Judging from the sultry strut of a tiger, the cool repose of a lion, or a leopard's steely gaze, the world's most iconic big cats clearly suspect they look good -- but just how would they react to seeing their own handsome reflection staring back at them? Well, thanks to an informal experiment by the folks at the Big Cat Rescue animal sanctuary, now we've got a pretty good idea: they're not all fans of mirrors.
In this whimsical video produced by the Tampa, Florida based sanctuary, big cat caregivers record how various species respond to seeing themselves in a mirror. It seems, for the most part, the largest cats seemed none too pleased seeing what they likely believed to be an equally bothered cat gazing back; smaller cats, however, were a bit more inquisitive -- not so different from typical house cat behavior.For decades, similar mirror tests have been used to determine an animal's level of self-awareness. So far, only a select group of species, such as gorillas, chimps, dolphins and elephants, have been observed regarding their mirrored images as reflections of themselves rather than another individual.
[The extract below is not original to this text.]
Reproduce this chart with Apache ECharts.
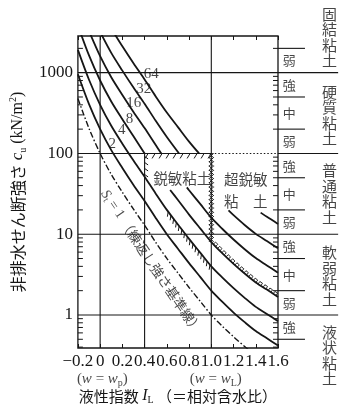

Big Cat Rescue first opened its doors in 1992 as a non-profit dedicated to caring for abandoned wild cats. Today, the sanctuary is home more than 100 exotic felines, many of which were rescued from lives as performing animals, or from situation of neglect and abuse in private homes. The animal sanctuary staff has also made it their mission to teach the public about the perils of exotic pet ownership by producing educational videos which highlight the strength and beauty of animals still too often regarded as mere playthings or pets.